_Data excerpt:_
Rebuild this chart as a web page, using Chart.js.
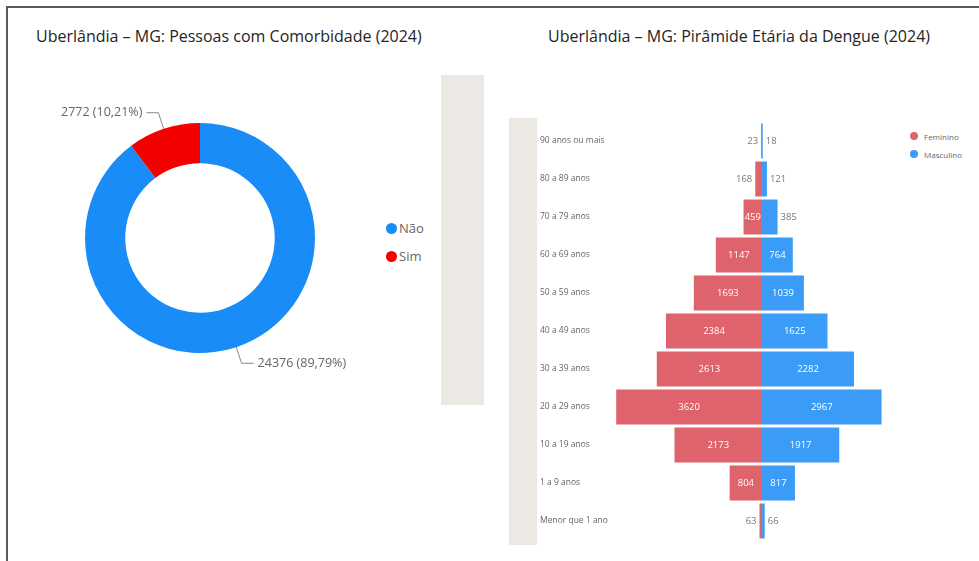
<!DOCTYPE html>
<html lang="pt-BR">
<head>
<meta charset="utf-8">
<script src="https://cdn.jsdelivr.net/npm/chart.js@4.4.1/dist/chart.umd.min.js"></script>
<style>
  html, body { margin:0; padding:0; background:#fff; }
  body { width:979px; height:561px; position:relative; overflow:hidden; font-family:"Open Sans", "Noto Sans", sans-serif; }
  .frame { position:absolute; left:6px; top:6px; width:990px; height:600px; border-top:2px solid #5a5a5a; border-left:2px solid #5a5a5a; }
  .title { position:absolute; top:25px; font-size:16px; color:#252423; white-space:nowrap; }
  .panel { position:absolute; background:#ECE9E4; }
  .legend { position:absolute; color:#666; }
  .legend .item { display:flex; align-items:center; white-space:nowrap; }
  .legend .dot { border-radius:50%; display:inline-block; }
  canvas { position:absolute; }
</style>
</head>
<body>
<div class="frame"></div>
<div class="title" style="left:36px;">Uberlândia – MG: Pessoas com Comorbidade (2024)</div>
<div class="title" style="left:548px;">Uberlândia – MG: Pirâmide Etária da Dengue (2024)</div>
<div class="panel" style="left:441px;top:75px;width:43px;height:330px;"></div>
<div class="panel" style="left:509px;top:118px;width:28px;height:427px;"></div>

<div id="legend-donut" class="legend" style="left:386px;top:214px;font-size:13px;"></div>
<div id="legend-pyr" class="legend" style="left:910px;top:127px;font-size:8px;"></div>

<div style="position:absolute;left:0;top:70px;width:400px;height:360px;"><canvas id="donut"></canvas></div>
<div style="position:absolute;left:530px;top:110px;width:380px;height:440px;"><canvas id="pyramid"></canvas></div>

<script>
// dados
const comorbLabels = ['Não', 'Sim'];
const comorbValues = [24376, 2772];
const comorbColors = ['#1A8CF8', '#F50000'];

const ageGroups = ['90 anos ou mais', '80 a 89 anos', '70 a 79 anos', '60 a 69 anos', '50 a 59 anos',
  '40 a 49 anos', '30 a 39 anos', '20 a 29 anos', '10 a 19 anos', '1 a 9 anos', 'Menor que 1 ano'];
const feminino  = [23, 168, 459, 1147, 1693, 2384, 2613, 3620, 2173, 804, 63];
const masculino = [18, 121, 385, 764, 1039, 1625, 2282, 2967, 1917, 817, 66];
const sexLabels = ['Feminino', 'Masculino'];
const sexColors = ['#DE636D', '#3A9CF6'];

// legendas html
function buildLegend(id, labels, colors, dot, gap, spacing) {
  const el = document.getElementById(id);
  labels.forEach((l, i) => {
    const it = document.createElement('div');
    it.className = 'item';
    it.style.height = spacing + 'px';
    it.innerHTML = '<span class="dot" style="width:' + dot + 'px;height:' + dot + 'px;background:' + colors[i] +
      ';margin-right:' + gap + 'px"></span>' + l;
    el.appendChild(it);
  });
}
buildLegend('legend-donut', comorbLabels, comorbColors, 11, 2, 28);
buildLegend('legend-pyr', sexLabels, sexColors, 8, 6, 18);

const fmtPct = v => v.toFixed(2).replace('.', ',') + '%';

// rótulos com linha guia na rosca
const donutLabels = {
  id: 'donutLabels',
  afterDatasetsDraw(chart) {
    const ctx = chart.ctx;
    const meta = chart.getDatasetMeta(0);
    const total = comorbValues.reduce((a, b) => a + b, 0);
    ctx.save();
    ctx.font = '12.5px "Open Sans", sans-serif';
    ctx.fillStyle = '#666';
    ctx.strokeStyle = '#888';
    ctx.lineWidth = 1;
    ctx.textBaseline = 'middle';
    meta.data.forEach((arc, i) => {
      const mid = (arc.startAngle + arc.endAngle) / 2;
      const cx = Math.cos(mid), cy = Math.sin(mid);
      const p0 = [arc.x + cx * arc.outerRadius, arc.y + cy * arc.outerRadius];
      const p1 = [arc.x + cx * (arc.outerRadius + 17), arc.y + cy * (arc.outerRadius + 17)];
      const dir = cx >= 0 ? 1 : -1;
      const p2 = [p1[0] + dir * 12, p1[1]];
      ctx.beginPath();
      ctx.moveTo(p0[0], p0[1]); ctx.lineTo(p1[0], p1[1]); ctx.lineTo(p2[0], p2[1]);
      ctx.stroke();
      const txt = comorbValues[i] + ' (' + fmtPct(comorbValues[i] / total * 100) + ')';
      ctx.textAlign = dir > 0 ? 'left' : 'right';
      ctx.fillText(txt, p2[0] + dir * 4, p2[1]);
    });
    ctx.restore();
  }
};

new Chart(document.getElementById('donut'), {
  type: 'doughnut',
  data: { labels: comorbLabels, datasets: [{ data: comorbValues, backgroundColor: comorbColors, borderWidth: 0 }] },
  options: {
    responsive: true, maintainAspectRatio: false, animation: false,
    cutout: '65%',
    layout: { padding: { left: 85, right: 85, top: 53, bottom: 77 } },
    plugins: { legend: { display: false }, tooltip: { enabled: false } }
  },
  plugins: [donutLabels]
});

// rótulos das barras da pirâmide
const barLabels = {
  id: 'barLabels',
  afterDatasetsDraw(chart) {
    const ctx = chart.ctx;
    ctx.save();
    ctx.font = '9.5px "Open Sans", sans-serif';
    ctx.textBaseline = 'middle';
    chart.data.datasets.forEach((ds, di) => {
      const meta = chart.getDatasetMeta(di);
      const raw = di === 0 ? feminino : masculino;
      meta.data.forEach((bar, i) => {
        const txt = String(raw[i]);
        const w = Math.abs(bar.x - bar.base);
        const tw = ctx.measureText(txt).width;
        if (w >= tw + 1) {
          ctx.fillStyle = '#fff';
          ctx.textAlign = 'center';
          ctx.fillText(txt, (bar.x + bar.base) / 2, bar.y);
        } else {
          ctx.fillStyle = '#777';
          if (di === 0) { ctx.textAlign = 'right'; ctx.fillText(txt, bar.x - 3, bar.y); }
          else { ctx.textAlign = 'left'; ctx.fillText(txt, bar.x + 3, bar.y); }
        }
      });
    });
    ctx.restore();
  }
};

new Chart(document.getElementById('pyramid'), {
  type: 'bar',
  data: {
    labels: ageGroups,
    datasets: [
      { label: sexLabels[0], data: feminino.map(v => -v), backgroundColor: sexColors[0], borderWidth: 0,
        categoryPercentage: 0.92, barPercentage: 1 },
      { label: sexLabels[1], data: masculino, backgroundColor: sexColors[1], borderWidth: 0,
        categoryPercentage: 0.92, barPercentage: 1 }
    ]
  },
  options: {
    indexAxis: 'y',
    responsive: true, maintainAspectRatio: false, animation: false,
    layout: { padding: { left: 10, right: 11, top: 12, bottom: 10 } },
    scales: {
      x: { stacked: true, min: -3650, max: 3400, display: false },
      y: {
        stacked: true,
        grid: { display: false }, border: { display: false },
        ticks: { crossAlign: 'far', color: '#666', font: { size: 8.5, family: '"Open Sans", sans-serif' }, padding: 0 },
        afterFit(scale) { scale.width = 75; }
      }
    },
    plugins: { legend: { display: false }, tooltip: { enabled: false } }
  },
  plugins: [barLabels]
});
</script>
</body>
</html>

_Objective:_ From the listing, extract all text exactly as given and drop any picture.

_Answer:_
Rebuild this chart as a web page, using Chart.js.
<!DOCTYPE html>
<html lang="pt-BR">
<head>
<meta charset="utf-8">
<script src="https://cdn.jsdelivr.net/npm/chart.js@4.4.1/dist/chart.umd.min.js"></script>
<style>
  html, body { margin:0; padding:0; background:#fff; }
  body { width:979px; height:561px; position:relative; overflow:hidden; font-family:"Open Sans", "Noto Sans", sans-serif; }
  .frame { position:absolute; left:6px; top:6px; width:990px; height:600px; border-top:2px solid #5a5a5a; border-left:2px solid #5a5a5a; }
  .title { position:absolute; top:25px; font-size:16px; color:#252423; white-space:nowrap; }
  .panel { position:absolute; background:#ECE9E4; }
  .legend { position:absolute; color:#666; }
  .legend .item { display:flex; align-items:center; white-space:nowrap; }
  .legend .dot { border-radius:50%; display:inline-block; }
  canvas { position:absolute; }
</style>
</head>
<body>
<div class="frame"></div>
<div class="title" style="left:36px;">Uberlândia – MG: Pessoas com Comorbidade (2024)</div>
<div class="title" style="left:548px;">Uberlândia – MG: Pirâmide Etária da Dengue (2024)</div>
<div class="panel" style="left:441px;top:75px;width:43px;height:330px;"></div>
<div class="panel" style="left:509px;top:118px;width:28px;height:427px;"></div>

<div id="legend-donut" class="legend" style="left:386px;top:214px;font-size:13px;"></div>
<div id="legend-pyr" class="legend" style="left:910px;top:127px;font-size:8px;"></div>

<div style="position:absolute;left:0;top:70px;width:400px;height:360px;"><canvas id="donut"></canvas></div>
<div style="position:absolute;left:530px;top:110px;width:380px;height:440px;"><canvas id="pyramid"></canvas></div>

<script>
// dados
const comorbLabels = ['Não', 'Sim'];
const comorbValues = [24376, 2772];
const comorbColors = ['#1A8CF8', '#F50000'];

const ageGroups = ['90 anos ou mais', '80 a 89 anos', '70 a 79 anos', '60 a 69 anos', '50 a 59 anos',
  '40 a 49 anos', '30 a 39 anos', '20 a 29 anos', '10 a 19 anos', '1 a 9 anos', 'Menor que 1 ano'];
const feminino  = [23, 168, 459, 1147, 1693, 2384, 2613, 3620, 2173, 804, 63];
const masculino = [18, 121, 385, 764, 1039, 1625, 2282, 2967, 1917, 817, 66];
const sexLabels = ['Feminino', 'Masculino'];
const sexColors = ['#DE636D', '#3A9CF6'];

// legendas html
function buildLegend(id, labels, colors, dot, gap, spacing) {
  const el = document.getElementById(id);
  labels.forEach((l, i) => {
    const it = document.createElement('div');
    it.className = 'item';
    it.style.height = spacing + 'px';
    it.innerHTML = '<span class="dot" style="width:' + dot + 'px;height:' + dot + 'px;background:' + colors[i] +
      ';margin-right:' + gap + 'px"></span>' + l;
    el.appendChild(it);
  });
}
buildLegend('legend-donut', comorbLabels, comorbColors, 11, 2, 28);
buildLegend('legend-pyr', sexLabels, sexColors, 8, 6, 18);

const fmtPct = v => v.toFixed(2).replace('.', ',') + '%';

// rótulos com linha guia na rosca
const donutLabels = {
  id: 'donutLabels',
  afterDatasetsDraw(chart) {
    const ctx = chart.ctx;
    const meta = chart.getDatasetMeta(0);
    const total = comorbValues.reduce((a, b) => a + b, 0);
    ctx.save();
    ctx.font = '12.5px "Open Sans", sans-serif';
    ctx.fillStyle = '#666';
    ctx.strokeStyle = '#888';
    ctx.lineWidth = 1;
    ctx.textBaseline = 'middle';
    meta.data.forEach((arc, i) => {
      const mid = (arc.startAngle + arc.endAngle) / 2;
      const cx = Math.cos(mid), cy = Math.sin(mid);
      const p0 = [arc.x + cx * arc.outerRadius, arc.y + cy * arc.outerRadius];
      const p1 = [arc.x + cx * (arc.outerRadius + 17), arc.y + cy * (arc.outerRadius + 17)];
      const dir = cx >= 0 ? 1 : -1;
      const p2 = [p1[0] + dir * 12, p1[1]];
      ctx.beginPath();
      ctx.moveTo(p0[0], p0[1]); ctx.lineTo(p1[0], p1[1]); ctx.lineTo(p2[0], p2[1]);
      ctx.stroke();
      const txt = comorbValues[i] + ' (' + fmtPct(comorbValues[i] / total * 100) + ')';
      ctx.textAlign = dir > 0 ? 'left' : 'right';
      ctx.fillText(txt, p2[0] + dir * 4, p2[1]);
    });
    ctx.restore();
  }
};

new Chart(document.getElementById('donut'), {
  type: 'doughnut',
  data: { labels: comorbLabels, datasets: [{ data: comorbValues, backgroundColor: comorbColors, borderWidth: 0 }] },
  options: {
    responsive: true, maintainAspectRatio: false, animation: false,
    cutout: '65%',
    layout: { padding: { left: 85, right: 85, top: 53, bottom: 77 } },
    plugins: { legend: { display: false }, tooltip: { enabled: false } }
  },
  plugins: [donutLabels]
});

// rótulos das barras da pirâmide
const barLabels = {
  id: 'barLabels',
  afterDatasetsDraw(chart) {
    const ctx = chart.ctx;
    ctx.save();
    ctx.font = '9.5px "Open Sans", sans-serif';
    ctx.textBaseline = 'middle';
    chart.data.datasets.forEach((ds, di) => {
      const meta = chart.getDatasetMeta(di);
      const raw = di === 0 ? feminino : masculino;
      meta.data.forEach((bar, i) => {
        const txt = String(raw[i]);
        const w = Math.abs(bar.x - bar.base);
        const tw = ctx.measureText(txt).width;
        if (w >= tw + 1) {
          ctx.fillStyle = '#fff';
          ctx.textAlign = 'center';
          ctx.fillText(txt, (bar.x + bar.base) / 2, bar.y);
        } else {
          ctx.fillStyle = '#777';
          if (di === 0) { ctx.textAlign = 'right'; ctx.fillText(txt, bar.x - 3, bar.y); }
          else { ctx.textAlign = 'left'; ctx.fillText(txt, bar.x + 3, bar.y); }
        }
      });
    });
    ctx.restore();
  }
};

new Chart(document.getElementById('pyramid'), {
  type: 'bar',
  data: {
    labels: ageGroups,
    datasets: [
      { label: sexLabels[0], data: feminino.map(v => -v), backgroundColor: sexColors[0], borderWidth: 0,
        categoryPercentage: 0.92, barPercentage: 1 },
      { label: sexLabels[1], data: masculino, backgroundColor: sexColors[1], borderWidth: 0,
        categoryPercentage: 0.92, barPercentage: 1 }
    ]
  },
  options: {
    indexAxis: 'y',
    responsive: true, maintainAspectRatio: false, animation: false,
    layout: { padding: { left: 10, right: 11, top: 12, bottom: 10 } },
    scales: {
      x: { stacked: true, min: -3650, max: 3400, display: false },
      y: {
        stacked: true,
        grid: { display: false }, border: { display: false },
        ticks: { crossAlign: 'far', color: '#666', font: { size: 8.5, family: '"Open Sans", sans-serif' }, padding: 0 },
        afterFit(scale) { scale.width = 75; }
      }
    },
    plugins: { legend: { display: false }, tooltip: { enabled: false } }
  },
  plugins: [barLabels]
});
</script>
</body>
</html>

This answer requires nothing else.